Issue explaining why sometimes the table just gives one of the possible values for the total AM of an O/O nucleus.

What I know is the following:

The total angular momentum of the nucleus is just the total sum of the angular momentum of each nucleon.

If the nucleons are even the total angular momentum in the ground state will simply be $0+$.

If the odd number of nucleons is close to one of the magic numbers then the shell model can explain what total angular momentum we'll get.

There are 3 cases to consider:

1) E/E nucleus (40-Ca for instance): Both proton and neutron numbers are even so the total angular momentum of the nucleus (I have read in other sources they call it Isospin) in the ground state will be $0+$.

2) E/O nucleus (41-Ca for instance): The proton number is even. Thus the contribution by protons to the final angular momentum is none because $j_p = 0$. What about neutrons? The unpaired neutron will be located in the 1f7/2 shell, then $j_n = 7/2-$. Then the final angular momentum of 41-Ca in its GS will be $I = 7/2-$.

Here comes my issue:

3) O/O nucleus (14-N for instance): here both proton and neutron numbers are odd so we expect that both contribute to the final angular momentum of 14-N.

Proton contribution: The unpaired proton will be located in the 1p1/2 shell, then $j_p = 1/2-$.

Neutron contribution: The unpaired neutron will be located in the 1p1/2 shell, then $j_n = 1/2-$.

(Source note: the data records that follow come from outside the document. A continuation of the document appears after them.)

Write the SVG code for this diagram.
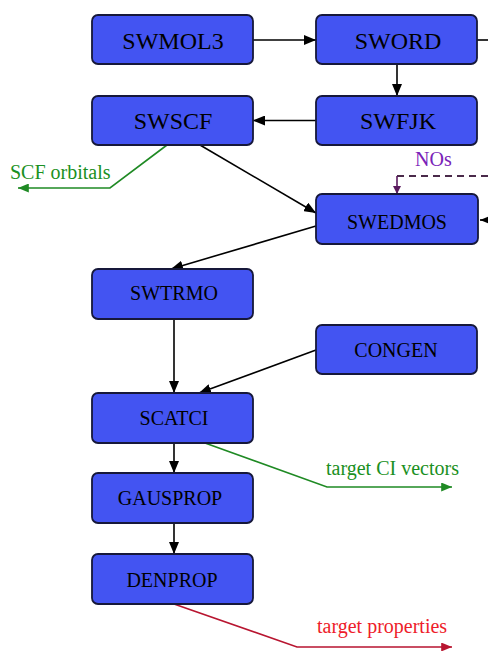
<svg xmlns="http://www.w3.org/2000/svg" width="488" height="651" viewBox="0 0 488 651">
  <defs>
    <marker id="ah" viewBox="0 0 12 10" refX="12" refY="5" markerWidth="12" markerHeight="10" markerUnits="userSpaceOnUse" orient="auto">
      <path d="M0,0 L12,5 L0,10 Z" fill="#000"/>
    </marker>
    <marker id="ah-green" viewBox="0 0 12 10" refX="12" refY="5" markerWidth="12" markerHeight="9" markerUnits="userSpaceOnUse" orient="auto">
      <path d="M0,0 L12,5 L0,10 Z" fill="#1f8a24"/>
    </marker>
    <marker id="ah-red" viewBox="0 0 12 10" refX="12" refY="5" markerWidth="12" markerHeight="9" markerUnits="userSpaceOnUse" orient="auto">
      <path d="M0,0 L12,5 L0,10 Z" fill="#b81530"/>
    </marker>
    <marker id="ah-purple" viewBox="0 0 10 10" refX="10" refY="5" markerWidth="8" markerHeight="8" markerUnits="userSpaceOnUse" orient="auto">
      <path d="M0,0 L10,5 L0,10 Z" fill="#5a1a5e"/>
    </marker>
  </defs>
  <style>
    .node rect { fill: #4354f2; stroke: #16183a; stroke-width: 1.8; }
    .node text { font-family: "Liberation Serif", "Times New Roman", serif; fill: #000; text-anchor: middle; }
    .big text { font-size: 24px; }
    .small text { font-size: 20px; }
    .edge { fill: none; stroke: #000; stroke-width: 1.6; marker-end: url(#ah); }
    .green { fill: none; stroke: #1f8a24; stroke-width: 1.6; marker-end: url(#ah-green); }
    .red { fill: none; stroke: #b81530; stroke-width: 1.6; marker-end: url(#ah-red); }
    .dash { fill: none; stroke: #4a2a4a; stroke-width: 2; stroke-dasharray: 7 5; }
    .lbl { font-family: "Liberation Serif", "Times New Roman", serif; font-size: 20px; }
  </style>

  <!-- connectors -->
  <g id="connectors">
    <line class="edge" x1="253" y1="40" x2="316" y2="40"/>
    <line x1="477" y1="40" x2="488" y2="40" stroke="#000" stroke-width="1.6"/>
    <line class="edge" x1="397" y1="64" x2="397" y2="96"/>
    <line class="edge" x1="316" y1="120.5" x2="253" y2="120.5"/>
    <line class="edge" x1="200" y1="145" x2="316" y2="213"/>
    <polyline class="green" points="167,145 110,188 18,188"/>
    <line class="dash" x1="397" y1="176" x2="488" y2="176"/>
    <line x1="397" y1="176" x2="397" y2="194" stroke="#5a1a5e" stroke-width="1.6" marker-end="url(#ah-purple)"/>
    <line class="edge" x1="492" y1="220" x2="480" y2="220"/>
    <line class="edge" x1="316" y1="226" x2="171" y2="269"/>
    <line class="edge" x1="174" y1="319" x2="174" y2="393"/>
    <line class="edge" x1="316" y1="350" x2="199" y2="393"/>
    <line class="edge" x1="174" y1="443" x2="174" y2="473"/>
    <line class="edge" x1="174" y1="523" x2="174" y2="554"/>
    <polyline class="green" points="205,443 327,487 452,487"/>
    <polyline class="red" points="174,604 297,647 452,647"/>
  </g>

  <!-- edge labels -->
  <text class="lbl" x="10" y="179" fill="#1a9022">SCF orbitals</text>
  <text class="lbl" x="415" y="166" fill="#7a22b8">NOs</text>
  <text class="lbl" x="326" y="475" fill="#1a9022">target CI vectors</text>
  <text class="lbl" x="317" y="633" fill="#ee1c2a">target properties</text>

  <!-- nodes -->
  <g id="swmol3" class="node big">
    <rect x="92" y="15" width="161" height="49" rx="6"/>
    <text x="173" y="49">SWMOL3</text>
  </g>
  <g id="sword" class="node big">
    <rect x="316" y="15" width="161" height="49" rx="6"/>
    <text x="398" y="49">SWORD</text>
  </g>
  <g id="swscf" class="node big">
    <rect x="92" y="96" width="161" height="49" rx="6"/>
    <text x="173" y="129">SWSCF</text>
  </g>
  <g id="swfjk" class="node big">
    <rect x="316" y="96" width="161" height="49" rx="6"/>
    <text x="398" y="129">SWFJK</text>
  </g>
  <g id="swedmos" class="node small">
    <rect x="316" y="194" width="162" height="50" rx="6"/>
    <text x="397" y="229">SWEDMOS</text>
  </g>
  <g id="swtrmo" class="node small">
    <rect x="92" y="269" width="161" height="50" rx="6"/>
    <text x="174" y="300">SWTRMO</text>
  </g>
  <g id="congen" class="node small">
    <rect x="316" y="325" width="161" height="49" rx="6"/>
    <text x="396" y="357">CONGEN</text>
  </g>
  <g id="scatci" class="node small">
    <rect x="92" y="393" width="161" height="50" rx="6"/>
    <text x="174" y="425">SCATCI</text>
  </g>
  <g id="gausprop" class="node small">
    <rect x="92" y="473" width="161" height="50" rx="6"/>
    <text x="170" y="505">GAUSPROP</text>
  </g>
  <g id="denprop" class="node small">
    <rect x="92" y="554" width="161" height="50" rx="6"/>
    <text x="172" y="587">DENPROP</text>
  </g>
</svg>
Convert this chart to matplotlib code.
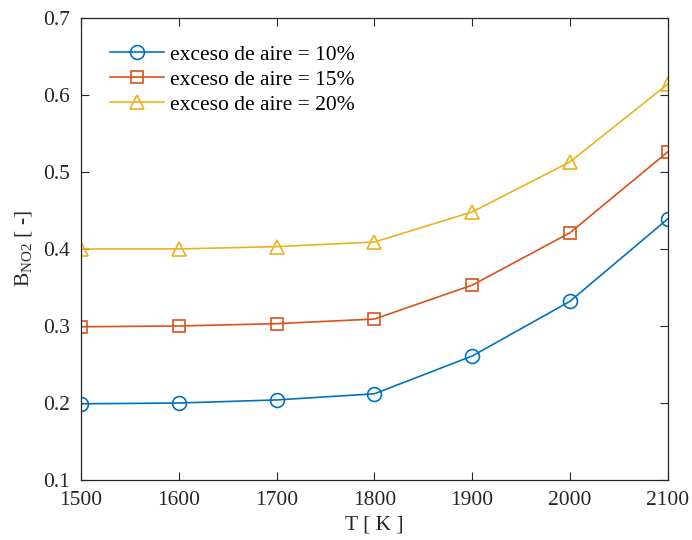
import matplotlib
matplotlib.use("Agg")
import matplotlib.pyplot as plt

T = [1500, 1600, 1700, 1800, 1900, 2000, 2100]
b10 = [0.199, 0.200, 0.204, 0.212, 0.261, 0.332, 0.439]
b15 = [0.299, 0.300, 0.303, 0.309, 0.353, 0.421, 0.526]
b20 = [0.400, 0.400, 0.403, 0.409, 0.448, 0.513, 0.614]
labels = ["exceso de aire = 10%", "exceso de aire = 15%", "exceso de aire = 20%"]
xticks = [1500, 1600, 1700, 1800, 1900, 2000, 2100]
yticks = [0.1, 0.2, 0.3, 0.4, 0.5, 0.6, 0.7]

plt.rcParams['font.family'] = ['Liberation Serif', 'DejaVu Serif']
plt.rcParams['mathtext.fontset'] = 'custom'
plt.rcParams['mathtext.rm'] = 'Liberation Serif'
plt.rcParams['font.size'] = 15.5

fs = 15.5
fig = plt.figure(figsize=(6.92, 5.40), dpi=100)
ax = fig.add_axes([0.117, 0.111, 0.848, 0.856])

colors = ['#0072BD', '#D95319', '#EDB120']
markers = ['o', 's', '^']
for y, c, m, lab in zip([b10, b15, b20], colors, markers, labels):
    ax.plot(T, y, color=c, marker=m, markersize=10 if m != 's' else 8.5,
            markerfacecolor='none', markeredgewidth=1.2, linewidth=1.2, label=lab)

ax.set_xlim(1500, 2100)
ax.set_ylim(0.1, 0.7)
ax.set_xticks(xticks)
ax.set_yticks(yticks)
ax.set_yticklabels([f"{v:.1f}" for v in yticks])
ax.tick_params(axis='both', direction='in', top=True, right=True, length=6, width=0.8,
               colors='#262626', labelcolor='#262626', labelsize=fs)
ax.tick_params(axis='x', pad=8)
ax.tick_params(axis='y', pad=8)
for s in ax.spines.values():
    s.set_color('#262626')
    s.set_linewidth(0.9)

ax.set_xlabel('T [ K ]', color='#262626', fontsize=fs, labelpad=4)
ax.set_ylabel(r'B$_{\mathrm{NO2}}$ [ -]', color='#262626', fontsize=fs, labelpad=6)

leg = ax.legend(loc='upper left', frameon=False, fontsize=fs, handlelength=2.5,
                borderaxespad=0.0, labelspacing=0.22, handletextpad=0.3,
                bbox_to_anchor=(0.035, 0.96))

fig.savefig('out.png', dpi=100)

Now it is about adding both AMs up to get $I$:

$$I = 1+, 0+$$

But in the table just 1+ is given. Why?

 

[snorkack]

Summary: Issue explaining why sometimes the table just gives one of the possible values for the total AM of an O/O nucleus.

Now it is about adding both AMs up to get $I$:

$$I = 1+, 0+$$

But in the table just 1+ is given. Why?

Because the states of different angular momenta are not, in general, of equal energy.
Therefore only one of the different states is the ground state. The others must be excited states.
If the table must be that of ground states then it has to give just one, and namely the one which is the ground state.
Though this sometimes causes problems of relevance. Notoriously so with Ta-180.

 

[JD_PM]

Therefore only one of the different states is the ground state.

I see, but how can we predict theoretically which of the states is the GS?

In my example how can we know which is the GS? (I = 1+, 0+; the table says 1+ but I guess that is an experimental result).